If you've found that the test is the cause of the failure (either because the application code was changed or there's a bug in the test itself), it will need to be fixed. This might be done by another TAE or by yourself. However, it should be fixed as soon as possible. In any case, the steps to follow are as follows:
Create a merge request (not an issue) with the fix for the test failure.
Apply the ~"Pick into auto-deploy" label.
If the test was flaky:
Confirm that the test is stable by passing at least 5 times.
Note: the number of passes needed to be sure a test is stable is just a suggestion. You can use your judgement to pick a different threshold.

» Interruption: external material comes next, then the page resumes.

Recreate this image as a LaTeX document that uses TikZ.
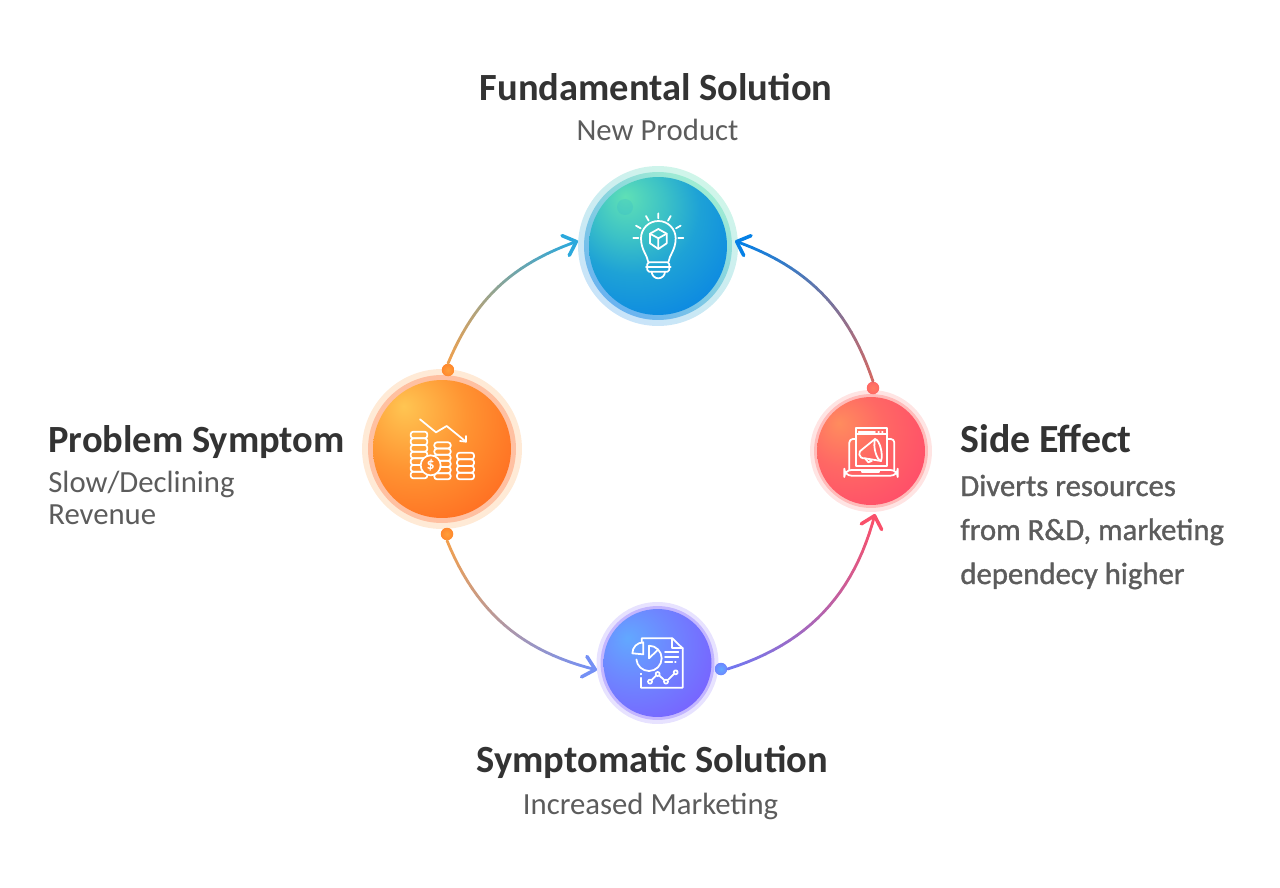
\documentclass[tikz,border=0pt]{standalone}
\usepackage{fontspec}
\setmainfont{Carlito}
\newfontfamily\semifont[FakeBold=1.1]{Carlito}
\usetikzlibrary{arrows.meta, calc}

% Colores de los circulos
\definecolor{tealA}{HTML}{5FE0B6}
\definecolor{tealB}{HTML}{3CC2C6}
\definecolor{tealC}{HTML}{1EA2D6}
\definecolor{tealD}{HTML}{0680E6}
\definecolor{orangeA}{HTML}{FFC552}
\definecolor{orangeB}{HTML}{FF9432}
\definecolor{orangeC}{HTML}{FF6A20}
\definecolor{redA}{HTML}{FF8C5E}
\definecolor{redB}{HTML}{FF6864}
\definecolor{redC}{HTML}{FF4A6A}
\definecolor{violetA}{HTML}{62A8FF}
\definecolor{violetB}{HTML}{6E86FF}
\definecolor{violetC}{HTML}{7A5CFF}
\definecolor{titlegray}{HTML}{333333}
\definecolor{subgray}{HTML}{5C5C5C}
% Colores de las flechas
\definecolor{arcOrange}{HTML}{F5A04A}
\definecolor{arcTeal}{HTML}{2BA8DC}
\definecolor{arcRed}{HTML}{D9685F}
\definecolor{arcBlue}{HTML}{0480E6}
\definecolor{arcViolet}{HTML}{7490F5}
\definecolor{arcIndigo}{HTML}{6C78F5}
\definecolor{arcPink}{HTML}{F9506A}

\pgfdeclareradialshading{hubteal}{\pgfpoint{-12bp}{18bp}}{color(0bp)=(tealA); color(13bp)=(tealB); color(24bp)=(tealC); color(45bp)=(tealD); color(100bp)=(tealD)}
\pgfdeclareradialshading{huborange}{\pgfpoint{-14bp}{15.6bp}}{color(0bp)=(orangeA); color(20bp)=(orangeB); color(42bp)=(orangeC); color(100bp)=(orangeC)}
\pgfdeclareradialshading{hubred}{\pgfpoint{-15bp}{13bp}}{color(0bp)=(redA); color(18bp)=(redB); color(42bp)=(redC); color(100bp)=(redC)}
\pgfdeclareradialshading{hubviolet}{\pgfpoint{-14bp}{11.6bp}}{color(0bp)=(violetA); color(18bp)=(violetB); color(42bp)=(violetC); color(100bp)=(violetC)}

% Arco con degradado: origen, destino, lado, angulo, color inicial, color final
\newcommand{\gradarc}[6]{%
    \foreach \i in {0,...,24}{
        \path (#1) to[bend #3=#4] coordinate[pos=\i/24] (seg\i) (#2);
    }
    \foreach \i [remember=\i as \prev (initially 0)] in {1,...,23}{
        \pgfmathsetmacro\mix{100*\i/24}
        \draw[arcline, color=#6!\mix!#5] (seg\prev) -- (seg\i);
    }
    \draw[arcline, color=#6, -{Straight Barb[length=6.5pt,width=12pt,line width=2pt,round]}] (seg23) -- (#2);
}

\begin{document}
\begin{tikzpicture}[
        x=0.02cm, y=-0.02cm,
        % Estilo general para los circulos
        hub/.style={
            circle,
            inner sep=0pt,
            minimum size=#1
        },
        % Punto de salida de cada flecha
        dotstart/.style={
            circle,
            inner sep=0pt,
            minimum size=0.25cm
        },
        % Estilo para los arcos
        arcline/.style={
            line width=1.6pt,
            line cap=round
        },
        % Estilo para los iconos
        icon/.style={
            draw=white,
            line width=1pt,
            line cap=round,
            line join=round
        },
        % Estilo para las etiquetas
        titlelabel/.style={
            font=\fontsize{21.9}{25}\selectfont\bfseries,
            text=titlegray,
            inner sep=0pt
        },
        sublabel/.style={
            font=\fontsize{17.5}{20}\selectfont,
            text=subgray,
            inner sep=0pt
        },
        sidelabel/.style={
            font=\fontsize{17.5}{20}\selectfont\semifont,
            text=subgray,
            inner sep=0pt
        }
    ]

        \useasboundingbox (0,0) rectangle (1280,888);

        % Circulo superior
        \node[hub=3.2cm, top color=tealA!30!white, bottom color=tealD!22!white, shading angle=-35] (topHalo) at (658,246) {};
        \node[hub=2.96cm, top color=tealA!60!white, bottom color=tealD!60!white, shading angle=-35] (topRing) at (658,246) {};
        \node[hub=2.76cm, shading=hubteal] (topCore) at (658,246) {};

        % Circulo izquierdo
        \node[hub=3.2cm, fill=orangeB!20!white] (leftHalo) at (442,449) {};
        \node[hub=2.96cm, fill=orangeC!42!white] (leftRing) at (442,449) {};
        \node[hub=2.76cm, shading=huborange] (leftCore) at (442,449) {};

        % Circulo derecho
        \node[hub=2.44cm, fill=redB!18!white] (rightHalo) at (871,451) {};
        \node[hub=2.28cm, fill=redB!45!white] (rightRing) at (871,451) {};
        \node[hub=2.16cm, shading=hubred] (rightCore) at (871,451) {};

        % Circulo inferior
        \node[hub=2.44cm, fill=violetC!18!white] (bottomHalo) at (657.5,663) {};
        \node[hub=2.28cm, fill=violetC!45!white] (bottomRing) at (657.5,663) {};
        \node[hub=2.16cm, shading=hubviolet] (bottomCore) at (657.5,663) {};

        % --- PUNTOS Y FLECHAS ---
        \node[dotstart, inner color=orangeB!80!orangeA, outer color=orangeB!70!orangeC] (dotLeftUp) at (448,370) {};
        \node[dotstart, inner color=orangeB!80!orangeA, outer color=orangeB!70!orangeC] (dotLeftDown) at (447,534) {};
        \node[dotstart, inner color=redA!50!redB, outer color=redB] (dotRight) at (873,388) {};
        \node[dotstart, inner color=violetA, outer color=violetB] (dotBottom) at (721,669) {};

        \coordinate (tipTopLeft) at (578,241);
        \coordinate (tipTopRight) at (735,241);
        \coordinate (tipBottom) at (597,670);
        \coordinate (tipRight) at (875,514);

        \gradarc{dotLeftUp.north}{tipTopLeft}{left}{24}{arcOrange}{arcTeal}
        \gradarc{dotRight.north}{tipTopRight}{right}{26}{arcRed}{arcBlue}
        \gradarc{dotLeftDown.south}{tipBottom}{right}{27}{arcOrange}{arcViolet}
        \gradarc{dotBottom.east}{tipRight}{right}{29}{arcIndigo}{arcPink}

        % --- ICONOS ---
        % Bombilla
        \fill[tealC!60!tealB, opacity=0.2] (625,207) circle (8);
        \begin{scope}[shift={(570,155)}, scale=1/3]
            \draw[icon] (235,322) .. controls (232,300) and (213,285) .. (213,250)
                arc[start angle=180, end angle=360, radius=52]
                .. controls (317,285) and (298,300) .. (295,322);
            \draw[icon, rounded corners=1pt] (232,322) -- (298,322) -- (298,350) -- (232,350) -- cycle;
            \draw[icon] (228,335) -- (302,335);
            \draw[icon] (245,350) arc[start angle=180, end angle=0, radius=20];
            \draw[icon] (265,222) -- (290,236) -- (290,265) -- (265,282) -- (240,265) -- (240,236) -- cycle;
            \draw[icon] (240,236) -- (265,250) -- (290,236) (265,250) -- (265,282);
            \draw[icon] (265,175) -- (265,190) (228,183) -- (236,197) (302,183) -- (294,197);
            \draw[icon] (198,212) -- (212,220) (332,212) -- (318,220);
            \draw[icon] (190,250) -- (205,250) (325,250) -- (340,250);
        \end{scope}

        % Monedas
        \begin{scope}[shift={(355,360)}, scale=1/3]
            \draw[icon] (195,178) -- (243,217) -- (275,198) -- (333,245);
            \draw[icon] (315,243) -- (333,245) -- (333,228);
            \foreach \k in {0,...,6}{
                \draw[icon, rounded corners=1.5pt] (167,215+20*\k) rectangle (217,235+20*\k);
            }
            \foreach \k in {0,...,5}{
                \draw[icon, rounded corners=1.5pt] (238,247+18.5*\k) rectangle (287,265.5+18.5*\k);
            }
            \foreach \k in {0,...,3}{
                \draw[icon, rounded corners=1.5pt] (306,278+20*\k) rectangle (357,298+20*\k);
            }
            \node[circle, draw=white, line width=1pt, fill=orangeB!80!orangeC, minimum size=0.4cm, inner sep=0pt,
                text=white, font=\fontsize{9}{9}\selectfont\bfseries] (coinFront) at (227,316) {\$};
        \end{scope}

        % Portatil con megafono
        \begin{scope}[shift={(800,375)}, scale=1/3]
            \draw[icon] (167,160) rectangle (262,272);
            \draw[icon] (167,178) -- (262,178);
            \draw[icon] (176,170) -- (225,170) (235,170) -- (237,170) (246,170) -- (248,170);
            \draw[icon, rounded corners=2pt] (167,192) -- (148,192) -- (148,285);
            \draw[icon, rounded corners=2pt] (262,192) -- (283,192) -- (283,285);
            \draw[icon, rounded corners=4pt] (133,285) -- (293,285) -- (293,302) -- (133,302) -- cycle;
            \draw[icon] (187,285) -- (187,292) -- (237,292) -- (237,285);
            \draw[icon] (225,192) .. controls (240,195) and (250,240) .. (243,258)
                .. controls (230,255) and (218,215) .. (225,192);
            \draw[icon] (225,192) -- (188,222) .. controls (172,228) and (175,252) .. (195,250) -- (243,258);
            \draw[icon] (195,250) -- (205,262) -- (215,258) -- (208,252);
        \end{scope}

        % Documento con graficas
        \begin{scope}[shift={(585,595)}, scale=1/3]
            \draw[icon] (168,248) -- (168,278) -- (293,278) -- (293,160) -- (262,130) -- (170,130) -- (170,142);
            \draw[icon] (262,130) -- (262,160) -- (293,160);
            \draw[icon] (168,236) -- (168,238);
            \draw[icon] (175,178) -- (175,142) arc[start angle=270, end angle=180, radius=33] -- cycle;
            \draw[icon] (192,152) -- (192,190) -- (218,165);
            \draw[icon] (192,152) arc[start angle=270, end angle=535, radius=38];
            \draw[icon] (240,170) -- (280,170) (240,185) -- (280,185) (240,200) -- (262,200) (270,200) -- (272,200);
            \draw[icon] (195,260) -- (218,237) -- (243,260) -- (272,232);
            \foreach \px/\py in {195/260, 218/237, 243/260, 272/232}{
                \fill[violetB] (\px,\py) circle (6);
                \draw[icon] (\px,\py) circle (6);
            }
        \end{scope}

        % --- ETIQUETAS ---
        \node[titlelabel, anchor=base] (topTitle) at (656,101) {Fundamental Solution};
        \node[sublabel, anchor=base] (topSub) at (657.5,141) {New Product};

        \node[titlelabel, anchor=base west] (leftTitle) at (48,452) {Problem Symptom};
        \node[sublabel, anchor=base west] (leftSubA) at (48,492) {Slow/Declining};
        \node[sublabel, anchor=base west] (leftSubB) at (48,524) {Revenue};

        \node[titlelabel, font=\fontsize{22.7}{25}\selectfont\bfseries, anchor=base west] (rightTitle) at (960,452) {Side Effect};
        \node[sidelabel, anchor=base west] (rightSubA) at (960,496) {Diverts resources};
        \node[sidelabel, anchor=base west] (rightSubB) at (960,540) {from R\&D, marketing};
        \node[sidelabel, anchor=base west] (rightSubC) at (960,584) {dependecy higher};

        \node[titlelabel, anchor=base] (bottomTitle) at (652.5,772) {Symptomatic Solution};
        \node[sublabel, anchor=base] (bottomSub) at (650.5,814) {Increased Marketing};

    \end{tikzpicture}
\end{document}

We should be very strict about quarantining tests. Quarantining a test is very costly and poses a higher risk because it allows tests to fail without blocking the pipeline, which could mean we miss new failures. The aim of quarantining the tests is not to get back a green pipeline, but rather to reduce the noise (due to constantly failing tests, flaky tests, etc.) so that new failures are not missed. Hence, a test should be quarantined only under the following circumstances:
There is a bug in the application code or in the test that won't be fixed in the current release.
The test is flaky or failing for an unknown reason and requires further investigation.
Following are the steps to quarantine a test:
Open a merge request.
Assign the :quarantine metadata to the test and also add a link to the issue.
If the example has a before hook, the :quarantine meta should be assigned to the outer context to avoid running the before hook.
The merge request should have the following labels:
~"Pick into auto-deploy"
The merge request can have the following labels:
a DevOps stage label ( ~"devops::create", ~"devops::manage", etc.)
~"Quality:flaky-tests" if you know for sure the failure is due to flakiness
The merge request should have the current milestone
To be sure that the test is quarantined quickly, ask in the #quality Slack channel for someone to review and merge the merge request, rather than assigning it directly.